At any rate, steady as she goes won't cut it for the wealthy investor - which is why "strong and stable" is just another #Brexiteer lie. After all, the wealthy don't have to live in Britain when the going gets tough.

So this is why the Leave campaign was largely funded by 5 wealthy financial investors, and why after the Brexit vote, George Osborne knew it was best to leap into an investment fund manager

And now that Brexit is hitting the buffers, guess what?

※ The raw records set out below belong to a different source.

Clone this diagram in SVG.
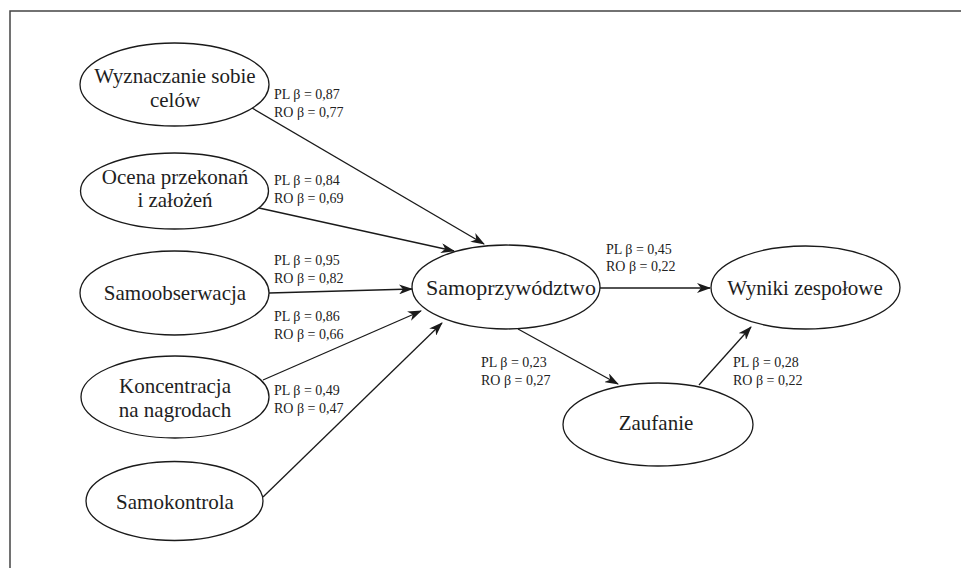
<svg xmlns="http://www.w3.org/2000/svg" width="961" height="568" viewBox="0 0 961 568">
<defs>
<marker id="arr" viewBox="0 0 14 10" refX="13" refY="5" markerWidth="14" markerHeight="10" markerUnits="userSpaceOnUse" orient="auto">
<path d="M0,0 L14,5 L0,10 L4,5 Z" fill="#1a1a1a"/>
</marker>
<style>
.n ellipse{fill:#fff;stroke:#1a1a1a;stroke-width:1.3}
.t{font-family:'Liberation Serif',serif;font-size:21px;fill:#1e1e1e;text-anchor:middle}
.e line{stroke:#1a1a1a;stroke-width:1.3;marker-end:url(#arr)}
.lb{font-family:'Liberation Serif',serif;font-size:14px;fill:#222}
.frame{stroke:#444;stroke-width:1.5;fill:none}
</style>
</defs>
<rect width="961" height="568" fill="#fff"/>
<path class="frame" d="M10,568 L10,11 L961,11"/>
<g class="e" id="connectors">
<line x1="252" y1="108" x2="484" y2="244"/>
<line x1="259" y1="208" x2="454" y2="251"/>
<line x1="269" y1="293" x2="412" y2="289"/>
<line x1="263" y1="380" x2="421" y2="311"/>
<line x1="263" y1="497" x2="442" y2="323"/>
<line x1="600" y1="288" x2="710" y2="288"/>
<line x1="518" y1="329" x2="618" y2="384"/>
<line x1="699" y1="385" x2="751" y2="327"/>
</g>
<g class="n" id="n-wyznaczanie"><ellipse cx="174.5" cy="84.5" rx="94.5" ry="41.5"/><text class="t" x="175" y="83">Wyznaczanie sobie</text><text class="t" x="175" y="107">celów</text></g>
<g class="n" id="n-ocena"><ellipse cx="174.5" cy="191" rx="94" ry="38"/><text class="t" x="175" y="184">Ocena przekonań</text><text class="t" x="175" y="207">i założeń</text></g>
<g class="n" id="n-samoobserwacja"><ellipse cx="174.5" cy="293" rx="94.5" ry="42"/><text class="t" x="175" y="300">Samoobserwacja</text></g>
<g class="n" id="n-koncentracja"><ellipse cx="175" cy="397" rx="94" ry="41"/><text class="t" x="175" y="393">Koncentracja</text><text class="t" x="175" y="417">na nagrodach</text></g>
<g class="n" id="n-samokontrola"><ellipse cx="174.5" cy="501" rx="88.5" ry="39.5"/><text class="t" x="175" y="509">Samokontrola</text></g>
<g class="n" id="n-samoprzywodztwo"><ellipse cx="506" cy="287" rx="94" ry="42"/><text class="t" x="511" y="295" style="font-size:22px">Samoprzywództwo</text></g>
<g class="n" id="n-wyniki"><ellipse cx="805.5" cy="287.5" rx="94.5" ry="41.5"/><text class="t" x="805" y="295">Wyniki zespołowe</text></g>
<g class="n" id="n-zaufanie"><ellipse cx="658" cy="424.5" rx="95" ry="41.5"/><text class="t" x="656" y="430">Zaufanie</text></g>
<g id="labels">
<text class="lb" x="274" y="99">PL β = 0,87</text><text class="lb" x="274" y="117">RO β = 0,77</text>
<text class="lb" x="274" y="185">PL β = 0,84</text><text class="lb" x="274" y="203">RO β = 0,69</text>
<text class="lb" x="274" y="265">PL β = 0,95</text><text class="lb" x="274" y="283">RO β = 0,82</text>
<text class="lb" x="274" y="321">PL β = 0,86</text><text class="lb" x="274" y="339">RO β = 0,66</text>
<text class="lb" x="274" y="395">PL β = 0,49</text><text class="lb" x="274" y="413">RO β = 0,47</text>
<text class="lb" x="606" y="254">PL β = 0,45</text><text class="lb" x="606" y="271">RO β = 0,22</text>
<text class="lb" x="481" y="367">PL β = 0,23</text><text class="lb" x="481" y="385">RO β = 0,27</text>
<text class="lb" x="733" y="367">PL β = 0,28</text><text class="lb" x="733" y="385">RO β = 0,22</text>
</g>
</svg>
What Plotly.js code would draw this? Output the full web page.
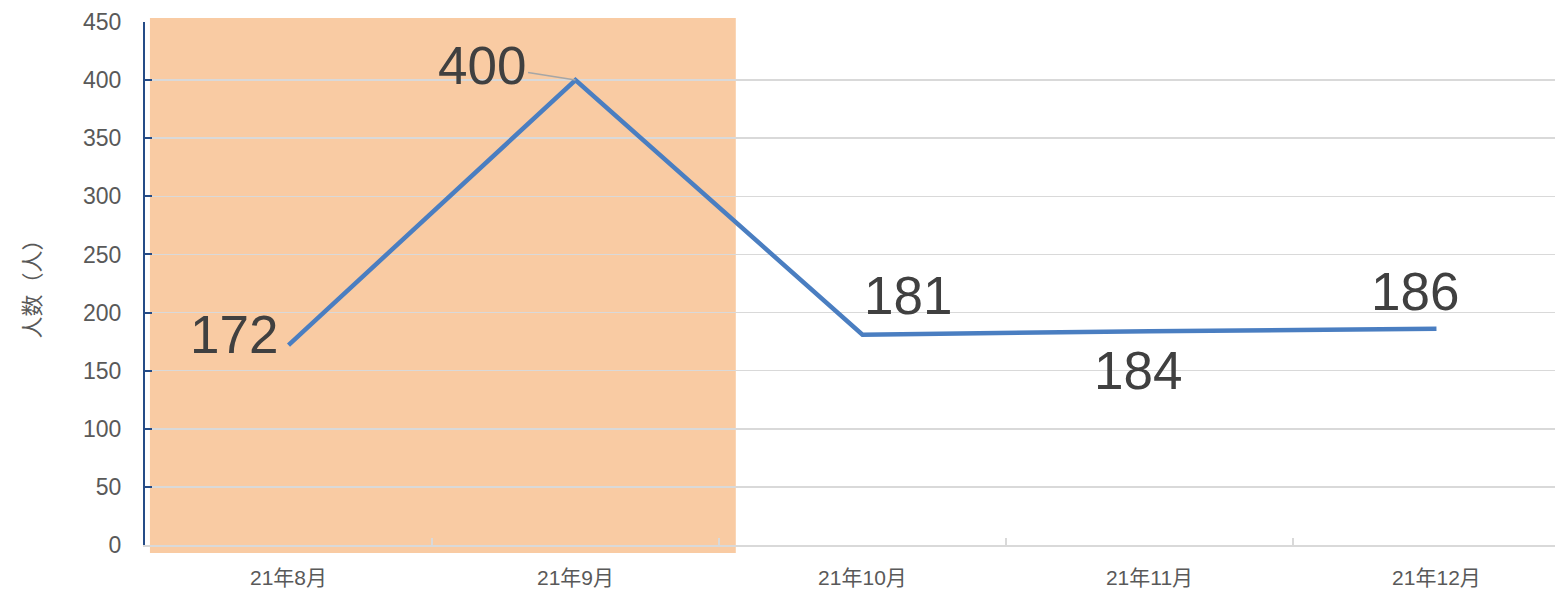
<!DOCTYPE html>
<html><head><meta charset="utf-8">
<script src="https://cdn.plot.ly/plotly-3.0.1.min.js"></script>
<style>html,body{margin:0;padding:0;background:#fff}#chart{width:1557px;height:589px}</style>
</head><body><div id="chart"></div>
<script>
const categories = ['21年8月','21年9月','21年10月','21年11月','21年12月'];
const values = [172, 400, 181, 184, 186];
const yTickValues = [0,50,100,150,200,250,300,350,400,450];
const yTitle = '人数（人）';
// label offsets (px) for each data label
const labelDX = [-55, -93, 46, -11, -21];
const labelDY = [11, 15, 39, -39, 37];

const FONT = 'Liberation Sans, Arial, Noto Sans CJK SC, sans-serif';

const annotations = categories.map((c,i)=>{
  if (i === 1) {
    return {x:c, y:values[i], xref:'x', yref:'y', text:String(values[i]),
      showarrow:true, ax:labelDX[i], ay:-labelDY[i], arrowhead:0, arrowwidth:1.5,
      arrowcolor:'#A6A6A6', standoff:0,
      font:{family:FONT,size:53,color:'#404040'}};
  }
  return {x:c, y:values[i], xref:'x', yref:'y', text:String(values[i]), showarrow:false,
    xshift:labelDX[i], yshift:labelDY[i], xanchor:'center', yanchor:'middle',
    font:{family:FONT,size:53,color:'#404040'}};
});

const trace = {x:categories, y:values, type:'scatter', mode:'lines',
  line:{color:'#4A7EC1', width:4.5}, hoverinfo:'skip', cliponaxis:false};

const layout = {
  width:1557, height:589,
  margin:{l:145, r:2, t:22, b:44},
  paper_bgcolor:'#ffffff', plot_bgcolor:'rgba(0,0,0,0)',
  showlegend:false,
  font:{family:FONT, color:'#595959'},
  xaxis:{type:'category', range:[-0.5, 4.413], tickson:'boundaries',
    ticks:'inside', ticklen:7, tickwidth:1.5, tickcolor:'#D9D9D9',
    showline:true, linecolor:'#D9D9D9', linewidth:2, showgrid:false, zeroline:false,
    tickfont:{family:FONT, size:21, color:'#595959'}, ticklabelstandoff:13},
  yaxis:{range:[0,450], tickvals:yTickValues, ticks:'inside', ticklen:7, tickwidth:2,
    tickcolor:'#254C87', showline:true, linecolor:'#254C87', linewidth:2,
    showgrid:true, gridcolor:'#D9D9D9', gridwidth:1.5, zeroline:false,
    tickfont:{family:FONT, size:23, color:'#595959'}, ticklabelstandoff:17,
    title:{text:yTitle, font:{family:FONT, size:22, color:'#595959'}, standoff:36}},
  shapes:[{type:'rect', xref:'paper', yref:'paper', x0:0.0035, x1:0.419, y0:-0.0153, y1:1.0076,
    fillcolor:'#F9CBA3', line:{width:0}, layer:'below'}],
  annotations:annotations
};
Plotly.newPlot('chart',[trace],layout,{displayModeBar:false, staticPlot:true});
</script></body></html>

Legatum, the Tory's hard-Brexit stupidity "think" tank has received £4m from a wealthy investor from New Zealand who Private Eye says made his money "by finding undervalued assets the rest of market ignored – “transition economies or distressed sectors where information is not easily available and standard metrics don’t apply”.

It's still unclear where the so-called "Institute for Free Trade" got its money, but it has similar hallmarks to the other Brexiteer stunts.

Make no mistake: Brexit is for a few, not the many who are unwitting pawns in their game. 

Monday, 9 October 2017

Are Retailers Prepared For Financial Regulation From 13 January 2018?

Three years after being announced in the UK and I suspect many retailers are still yet to realise that their loyalty/store card programmes will be regulated by the Financial Conduct Authority from 13 January 2018 - likewise across the European Economic Area. 

As the FCA now also explains, retailers who offer such programmes anywhere in the EEA will need to track the annual transaction volumes very carefully, starting with the completely arbitrary and inconvenient date of 13 January 2018. 

If the volume meets or exceeds €1 million (or the GBP or local currency equivalent) in any 12 month period (the first ending on 12 January 2019), the retailer must notify the FCA (or local regulator) within 28 days (by 10 February 2019).  Firms may also choose to register at any time from 13 October 2017.

But be sure of the outcome before you decide whether or not to register!

The regulator must then decide whether the programme is exempt from regulation as an e-money/payment service.  

If the firm fails to notify, it commits an offence under the Payment Services Regulations 2017 (or local equivalent implementing the second Payment Services Directive (PSD2)). 

If the FCA decides the programme is exempt, then it must include the retailer on the FCA's register of 'limited networks', and the name will be added to a central register of all such firms across the EEA.

If the FCA decides the programme is not exempt from regulation the retailer can appeal, but basically this means the firm will have been found to be violating the Electronic Money Regulations 2011 and/or Payment Services Regulations 2017 by issuing e-money and/or offering a payment service without being duly authorised/registered to do so. Major problem!

So retailers really have to decide now whether they should outsource the operation of the programme to an authorised firm (or the agent of one); or seek their own authorisation (or agency registration). Ultimately, they might restructure the scheme to fit the exemption, or shut it down.

Of course, the mere fact that retailers with loyalty schemes have to be mindful of these requirements and go through the process means they are in effect regulated by the FCA. Ignorance, as they say, is no defence.